Denise Stewart-Sanabria

Denise Stewart-Sanabria was born in Massachusetts and received her BFA in Painting from the University of Massachusetts/Amherst. She has lived in Knoxville, TN, since 1986.

Stewart-Sanabria paints hyper-realist epicurean dramas featuring everything from produce to subversive jelly donuts. The anthropomorphic narratives often reflect human behavior. She is also known for her life-size charcoal portrait drawings on plywood, which are cut out, mounted on wood bases, and staged in conceptual installations. In 2019, she received the Tennessee Arts Commission Individual Artist Grant for her work on wood.

Recent solo exhibits include "Virtual Reality" at the John P. Weatherhead Gallery, University of Saint Francis, Fort Wayne, IN; "Quantum Continuum" at the Rebecca Randall Bryan Gallery, Coastal Carolina University, Conway, SC; "Another Virtual Reality" at the New Harmony Gallery of Contemporary Art at the University of Southern Indiana; and "ENCOUNTERS: Denise Stewart-Sanabria" at the Huntsville Museum of Art, Huntsville, AL.

Her work is included in various museums, private, and corporate collections, including the Tennessee State Museum, the Evansville Museum of Art in Indiana, the Knoxville Museum of Art, the Huntsville Museum of Art, Notre Dame of Maryland University, FirstBank TN, Pinnacle Banks, Omni and Opryland Hotels, Knoxville Botanical Gardens, Jewelry Television, TriStar Energy, the Atlanta Branch of the Federal Reserve Bank/Nashville office, the Aslan Foundation, The Ayers Foundation, and the corporate offices of McGhee Tyson Airport.


Artist Statement

I anthropomorphize food in my culinary paintings. I juxtapose backgrounds that suggest idealized narratives based on toile and various wallpaper patterns from many centuries with cosmetically beautified and distressed produce and baked goods. I add ceramic tchotchkes, often animals, to enhance the drama. All of this occurs in dramatically lit stage settings intended to inspire multiple human appetites. The backdrops, food, and ceramics all come to us through the history of commercial design and culinary art. These are products of desire and culture that have been created for and chosen by people to enrich their everyday lives. I love to put them all together to see what happens.

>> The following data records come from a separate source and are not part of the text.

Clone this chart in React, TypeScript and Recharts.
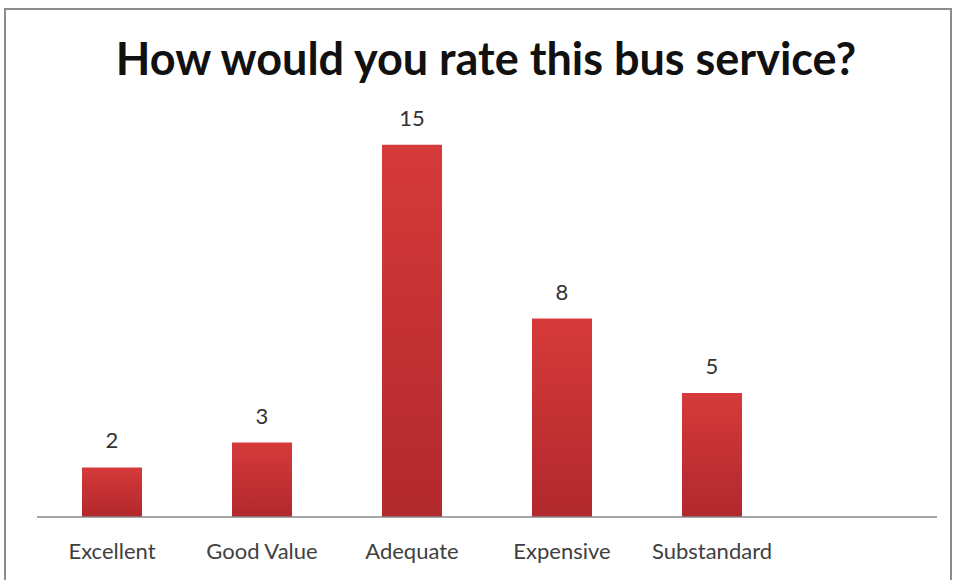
import { BarChart, Bar, XAxis, YAxis, LabelList } from "recharts";

const categories = ["Excellent", "Good Value", "Adequate", "Expensive", "Substandard", ""];
const ratings: (number | null)[] = [2, 3, 15, 8, 5, null];

const data = categories.map((name, i) => ({ name, count: ratings[i] }));

const FONT = "Lato, 'Open Sans', sans-serif";

export default function App() {
  return (
    <div style={{ position: "absolute", left: 0, top: 0, width: 957, height: 580, background: "#fff", fontFamily: FONT }}>
      <div
        style={{
          position: "absolute",
          left: 4,
          top: 8,
          width: 948,
          height: 600,
          border: "2px solid #8c8c8c",
          boxSizing: "border-box",
        }}
      />
      <div
        style={{
          position: "absolute",
          left: 0,
          width: 972,
          top: 31,
          textAlign: "center",
          fontSize: 45,
          fontWeight: 700,
          color: "#111",
        }}
      >
        How would you rate this bus service?
      </div>
      <div style={{ position: "absolute", left: 0, top: 0 }}>
        <BarChart
          width={957}
          height={580}
          data={data}
          margin={{ top: 120, right: 20, left: 37, bottom: 33 }}
          barCategoryGap={0}
        >
          <defs>
            <linearGradient id="barFill" x1="0" y1="0" x2="0" y2="1">
              <stop offset="0%" stopColor="#d63a3a" />
              <stop offset="100%" stopColor="#b1282d" />
            </linearGradient>
          </defs>
          <XAxis
            dataKey="name"
            axisLine={{ stroke: "#888", strokeWidth: 1.5 }}
            tickLine={false}
            tickMargin={20}
            interval={0}
            tick={{ fontSize: 22, fill: "#404040", fontFamily: FONT }}
          />
          <YAxis hide domain={[0, 16]} />
          <Bar dataKey="count" fill="url(#barFill)" barSize={60} isAnimationActive={false}>
            <LabelList
              dataKey="count"
              position="top"
              offset={19}
              style={{ fontSize: 22, fill: "#333", fontFamily: FONT }}
            />
          </Bar>
        </BarChart>
      </div>
    </div>
  );
}
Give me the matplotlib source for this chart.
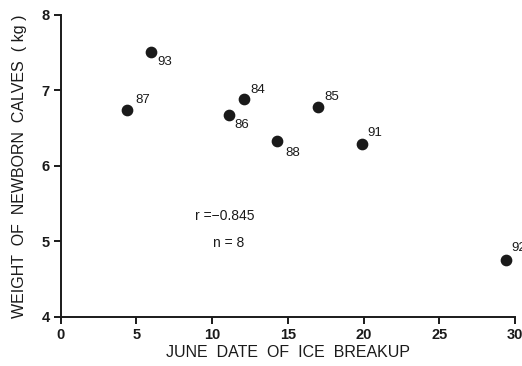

In my paintings, I create anthropomorphized Epicurean dramas staged across time and cultures. Traumatized baked goods and produce interact with random commercial tchotchkes and props in staged interiors or edible landscapes. Backdrops are sourced from 400 years of wallpaper, fabric, painting, and graphic design. I wonder how Chattanooga Moon Pies would be received next to macarons at the Court of Versailles. What would a UFO want to beam up from this planet into their spaceship? How can I make ceramic animals eat the gastronomical display I’ve placed them in? I play with the staging until the objects themselves tell me exactly what they want to do.


www.stewart-sanabria.com


How has the environment you grew up in affected your art practice?

I grew up in Worcester County, MA, which has a fabulous art museum with collections from ancient Egypt through Asia to contemporary art. My family were members, and we never missed an exhibit. I took all the kids' classes! We also visited the Boston Museum of Art and the Isabella Stewart Gardner Museum in Boston frequently. I think I might have been indoctrinated!


If your artwork was a mirror, what would it reflect?

My art reflects my preoccupation with humor, history, and cultural analysis. People have always created amazing things to domestically surround themselves with, despite the constant threat of war and devastation by the primitive-minded apex predators of our species, whose alpha need is to dominate and control others. I want to know what the cooks, bakers, and gardeners were creating at Versailles. The staff were the creators; the monarchy were just troublesome parasites who didn't even know how to boil water.


What is the most difficult part (or your least favorite part) of your process?

Varnishing is like dealing with an unpredictable cat. It’s mostly nice, but you never know when areas of paint will reject the varnish because the surface is “too tight.” Which painting is going to give you trouble? Should you oil out every painting first? I’ve learned all the tricks to troubleshoot this, but varnishing is still stressful.


Pursuing ‘artist’ as a career is not for the faint of heart. What is the most rewarding aspect of this pursuit?

In the long run, being able to make a living from sales enables me to keep working. It keeps me from having to find a job at the local home improvement stores in the paint sales department.


If your art is in a lineage of artists working within similar veins, who would be part of your lineage and why?

Over the centuries, there have been artists doing strange things in what is generally called “still life” painting. I consider my work anthropomorphic culinary dramas, but they still fit that previous genre. Juan Sánchez Cotán (1560-1627) really connects with me, as does Hieronymus Bosch. Until the 20th and 21st centuries, however, few others resonated with me. The genre was too dogmatically predictable and confining.